The most popular tale tells of a young woman searching for her lost love. As the story goes, a Civil War soldier was killed in the Sanford House and buried in the basement-possibly in the old vault that was used when the house served as a bank in the 1820's. The soldier's sweetheart searched the house for him, not knowing that she would never see him alive again. Devastated by her loss, the young woman mourned for the solider until her own death-a death which some say occurred as a result of her broken heart. Now she haunts the stairs of the house, still searching for her love for all of eternity.
Other stories claim that the spirit may be Margaret Halliday, the daughter of a prominent Fayetteville family and the wife of banker John Cameron. Cameron, who was the cashier of the Bank of Fayetteville, lived on the second floor of the house when it served as the bank's headquarters. Upon his marriage, Cameron bought the house and the family lived there for several years. Incidentally, the Oval Ballroom, which stands next door to the Sanford House, was supposedly built for the Halliday-Cameron wedding.
The Trial Of The Century
Speaking of the Oval Ballroom, the ornate and oddly-shaped structure has some secrets that lie within its walls. Its story centers around Ann K. Simpson. Her 1850 murder trial was the "trial of the century" in her time-a captivating and controversial tale for a captivating and controversial woman.

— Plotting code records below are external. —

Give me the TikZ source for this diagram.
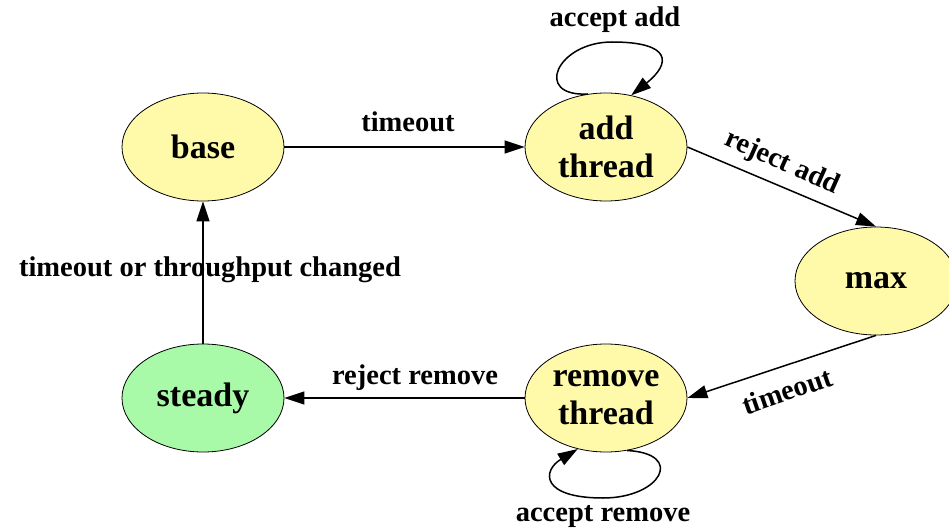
\documentclass[tikz,border=0pt]{standalone}
\usepackage{fontspec}
\setmainfont{Liberation Serif}
\usetikzlibrary{shapes.geometric,arrows.meta}
\definecolor{stateyellow}{RGB}{255,250,170}
\definecolor{stategreen}{RGB}{168,250,168}
\tikzset{
  state/.style={ellipse, draw=black, line width=0.8pt, fill=stateyellow,
    minimum width=162pt, minimum height=108pt, inner sep=0pt, align=center,
    font=\fontsize{34}{38}\selectfont\bfseries},
  edgelabel/.style={font=\fontsize{28.5}{30}\selectfont\bfseries, inner sep=0pt},
  conn/.style={line width=1.5pt, -{Triangle[length=20pt,width=13pt]}}
}
\begin{document}
\begin{tikzpicture}[x=1pt,y=1pt]
  \clip (0,0) rectangle (949,531);
  \fill[white] (0,0) rectangle (949,531);

  % states
  \node[state] (base) at (203,384) {base};
  \node[state] (add) at (606,384) {add\\thread};
  \node[state] (max) at (876,250) {max};
  \node[state] (remove) at (606,133) {remove\\thread};
  \node[state, fill=stategreen] (steady) at (203,133) {steady};

  % transitions
  \draw[conn] (base) -- (add);
  \draw[conn] (add.east) -- (max.north);
  \draw[conn] (max.south) -- (remove.east);
  \draw[conn] (remove) -- (steady);
  \draw[conn] (steady) -- (base);

  % self loops
  \coordinate (addtop) at (612,489);
  \coordinate (rembot) at (603,33);
  \draw[conn] (add.109) .. controls +(-55,-3) and +(-55,0) .. (addtop)
    .. controls +(60,0) and +(40,32) .. (add.64);
  \draw[conn] (remove.-68) .. controls +(58,-3) and +(58,0) .. (rembot)
    .. controls +(-62,0) and +(-36,-22) .. (remove.-119);

  % labels
  \node[edgelabel] (ltimeout1) at (408,409) {timeout};
  \node[edgelabel] (lacceptadd) at (615,511) {accept add};
  \node[edgelabel, rotate=-24] (lrejectadd) at (782,368) {reject add};
  \node[edgelabel, rotate=19] (ltimeout2) at (787,140) {timeout};
  \node[edgelabel] (lrejectremove) at (415,153) {reject remove};
  \node[edgelabel] (lchanged) at (210,261) {timeout or throughput changed};
  \node[edgelabel] (lacceptremove) at (603,14) {accept remove};
\end{tikzpicture}
\end{document}
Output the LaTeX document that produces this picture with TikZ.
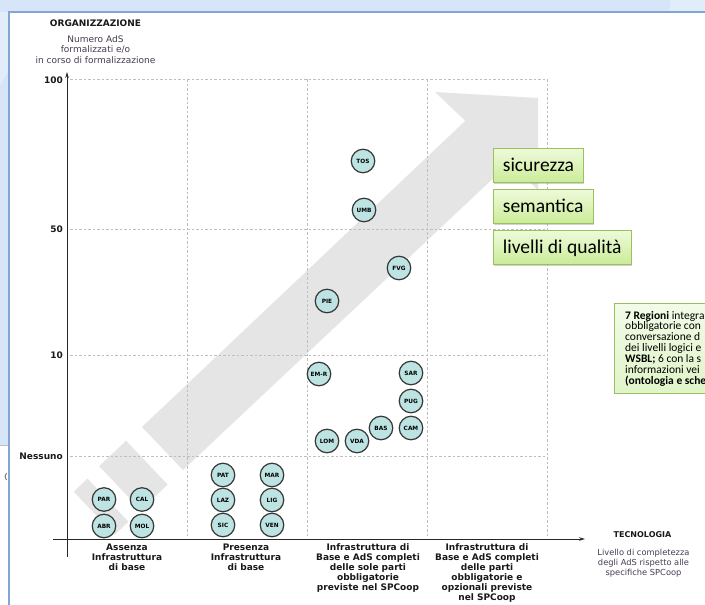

On the night of November 8, 1849 Ann's husband Alexander, a wealthy carriage shop owner, died suddenly. Autopsy results revealed that Alexander had been poisoned with arsenic. The only suspect was his wife. A warrant was issued for Anne's arrest, and she was extradited from Havana, Cuba where she had fled to shortly after Alexander's demise.

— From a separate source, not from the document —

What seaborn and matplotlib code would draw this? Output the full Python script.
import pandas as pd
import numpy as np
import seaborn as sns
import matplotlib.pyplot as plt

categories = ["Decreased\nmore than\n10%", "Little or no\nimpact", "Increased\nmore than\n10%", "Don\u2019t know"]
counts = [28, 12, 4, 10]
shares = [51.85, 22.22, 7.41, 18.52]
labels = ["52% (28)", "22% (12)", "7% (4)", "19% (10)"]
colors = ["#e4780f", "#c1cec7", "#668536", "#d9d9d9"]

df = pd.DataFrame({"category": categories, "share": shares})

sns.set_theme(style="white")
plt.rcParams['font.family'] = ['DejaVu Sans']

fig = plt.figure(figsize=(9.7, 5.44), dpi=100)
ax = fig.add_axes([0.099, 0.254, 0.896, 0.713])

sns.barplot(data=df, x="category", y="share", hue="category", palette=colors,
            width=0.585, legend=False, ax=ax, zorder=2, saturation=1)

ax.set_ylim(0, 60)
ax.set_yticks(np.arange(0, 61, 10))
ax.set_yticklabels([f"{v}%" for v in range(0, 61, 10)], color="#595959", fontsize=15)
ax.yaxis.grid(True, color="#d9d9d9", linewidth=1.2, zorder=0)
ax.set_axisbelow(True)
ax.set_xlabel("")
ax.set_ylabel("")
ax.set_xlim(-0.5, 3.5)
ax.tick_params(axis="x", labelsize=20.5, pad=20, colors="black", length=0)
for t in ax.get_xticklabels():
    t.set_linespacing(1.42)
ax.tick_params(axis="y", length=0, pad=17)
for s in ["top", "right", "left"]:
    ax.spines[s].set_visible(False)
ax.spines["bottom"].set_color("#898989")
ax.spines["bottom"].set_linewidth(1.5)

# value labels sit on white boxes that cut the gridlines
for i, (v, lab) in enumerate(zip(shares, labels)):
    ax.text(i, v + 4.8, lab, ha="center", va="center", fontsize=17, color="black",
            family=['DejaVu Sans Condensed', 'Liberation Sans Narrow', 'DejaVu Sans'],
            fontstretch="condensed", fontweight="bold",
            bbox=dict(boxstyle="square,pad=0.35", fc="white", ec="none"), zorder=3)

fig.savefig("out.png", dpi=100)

Anne was the first woman ever tried for murder in Cumberland County and possibly in the state of North Carolina. The testimony presented at her trial was truly sensational: letters alluding to infidelity and Ann's visit to fortune-teller Polly Rising, who predicted that Alexander would be dead within a week. Then, there was the most damning evidence of all. An employee from Samuel J. Hinsdale's drugstore testified that Ann had purchased an ounce of arsenic, supposedly to kill rats, soon before Alexander's death. The prosecution claimed that Ann had used the rat poison to taint her husband's coffee at dinner in the Oval Ballroom on the fateful night.
In his closing statement, defense lawyer D. K. MacRae said, "You cannot give her peace. You cannot restore her joy. But gentlemen, you can let her live." The jury deliberated for three hours and returned with a not guilty verdict.

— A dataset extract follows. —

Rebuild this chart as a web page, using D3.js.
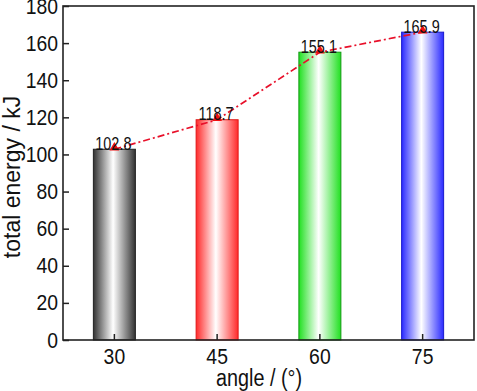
<!DOCTYPE html>
<html><head><meta charset="utf-8">
<script src="https://cdn.jsdelivr.net/npm/d3@7/dist/d3.min.js"></script>
<style>body{margin:0;background:#fff}svg{display:block}text{font-family:"Liberation Sans",Arial,sans-serif}</style>
</head><body>
<script>
const categories = ["30", "45", "60", "75"];
const values = [102.8, 118.7, 155.1, 165.9];
const edgeColors = ["#333333", "#ff2a2a", "#22e022", "#2a2aff"];
const borderColors = ["#222222", "#e01818", "#119911", "#1a1acc"];
const yTicks = [0, 20, 40, 60, 80, 100, 120, 140, 160, 180];

const W = 477, H = 391;
const m = {l: 63, r: 3, t: 6, b: 51};
const svg = d3.select("body").append("svg").attr("width", W).attr("height", H);
const defs = svg.append("defs");
edgeColors.forEach((c, i) => {
  const g = defs.append("linearGradient").attr("id", "g" + i).attr("x1", "0").attr("x2", "1").attr("y1", "0").attr("y2", "0");
  g.append("stop").attr("offset", "0").attr("stop-color", c);
  g.append("stop").attr("offset", "0.47").attr("stop-color", "#fff");
  g.append("stop").attr("offset", "1").attr("stop-color", c);
});

function condense(sel, f) {
  sel.each(function () {
    const L = this.getComputedTextLength();
    d3.select(this).attr("textLength", L * f).attr("lengthAdjust", "spacingAndGlyphs");
  });
}

const x = d3.scaleBand().domain(categories).range([m.l, W - m.r]).padding(0);
const y = d3.scaleLinear().domain([0, 180]).range([H - m.b, m.t]);
const bw = 42;

svg.selectAll("rect.bar").data(values).join("rect").attr("class", "bar")
  .attr("x", (d, i) => x(categories[i]) + x.bandwidth() / 2 - bw / 2)
  .attr("y", d => y(d)).attr("width", bw).attr("height", d => y(0) - y(d))
  .attr("fill", (d, i) => `url(#g${i})`).attr("stroke", (d, i) => borderColors[i]).attr("stroke-width", 1);

// frame
svg.append("rect").attr("x", m.l).attr("y", m.t).attr("width", W - m.r - m.l).attr("height", y(0) - m.t)
  .attr("fill", "none").attr("stroke", "#222").attr("stroke-width", 1.6);

// y axis
const ya = svg.append("g").attr("transform", `translate(${m.l},0)`)
  .call(d3.axisLeft(y).tickValues(yTicks).tickSize(-6).tickPadding(5));
ya.select(".domain").remove();
ya.selectAll("line").attr("stroke", "#222").attr("stroke-width", 1.5);
ya.selectAll("text").attr("font-size", 22).attr("fill", "#111").call(condense, 0.88);

// x axis
const xa = svg.append("g").attr("transform", `translate(0,${y(0)})`)
  .call(d3.axisBottom(x).tickSize(-6).tickPadding(8));
xa.select(".domain").remove();
xa.selectAll("line").attr("stroke", "#222").attr("stroke-width", 1.5);
xa.selectAll("text").attr("font-size", 22).attr("fill", "#111").call(condense, 0.88);

// line
const line = d3.line().x((d, i) => x(categories[i]) + x.bandwidth() / 2).y(d => y(d));
svg.append("path").datum(values).attr("d", line).attr("fill", "none")
  .attr("stroke", "#e8102a").attr("stroke-width", 1.7).attr("stroke-dasharray", "7,3,2,3");

// markers
svg.selectAll("path.mk").data(values).join("path").attr("class", "mk")
  .attr("d", d3.symbol().type(d3.symbolTriangle).size(42))
  .attr("transform", (d, i) => `translate(${x(categories[i]) + x.bandwidth() / 2},${y(d) - 1.5})`)
  .attr("fill", "#f01010");

// value labels
svg.selectAll("text.val").data(values).join("text").attr("class", "val")
  .attr("x", (d, i) => x(categories[i]) + x.bandwidth() / 2 - 1).attr("y", d => y(d) + 0.5)
  .attr("text-anchor", "middle").attr("font-size", 19).attr("fill", "#111")
  .text(d => d.toFixed(1)).call(condense, 0.76);

// titles
svg.append("text").attr("x", 259).attr("y", 386).attr("text-anchor", "middle")
  .attr("font-size", 23).attr("fill", "#111").text("angle / (°)").call(condense, 0.86);
svg.append("text").attr("transform", `translate(20,177) rotate(-90)`).attr("text-anchor", "middle")
  .attr("font-size", 23).attr("fill", "#111").text("total energy / kJ");
</script>
</body></html>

Did Ann really poison her husband and fool the jury into believing that she was innocent? Or was she the victim of an unusual coincidence? She took the truth to her grave. Only she (and perhaps Alexander) knew whether she had gotten away with murder.
The Kyle House Presence
The Kyle House, the grand Greek Revival Style house on Green Street, might be home to a restless spirit of its own. Several witnesses have claimed to hear strange disembodied noises in the house, such as furniture moving on its own or footsteps on an otherwise empty staircase. When one enters the Kyle House, there is definitely a strange vibe radiating from its elegant walls. Maybe its visitors are being watched.
The house belonged to family patriarch James Kyle, a merchant and prominent city figure who immigrated to Fayetteville from Scotland. He built the beautiful dwelling around 1855 after his first home was destroyed by the Great Fire of 1831. After Kyle's death, his daughter Annie lived in the house. Annie was a nurse during the Civil War era. She eventually rented the house to borders, and for a while, the Kyle House served as city offices.
The strange atmosphere in the house is most often attributed to the presence of the spirit of old James Kyle. Is he still roaming the hallways, still taking care of his home from beyond the grave? Visit the Kyle House and listen up. Maybe you'll hear him yourself.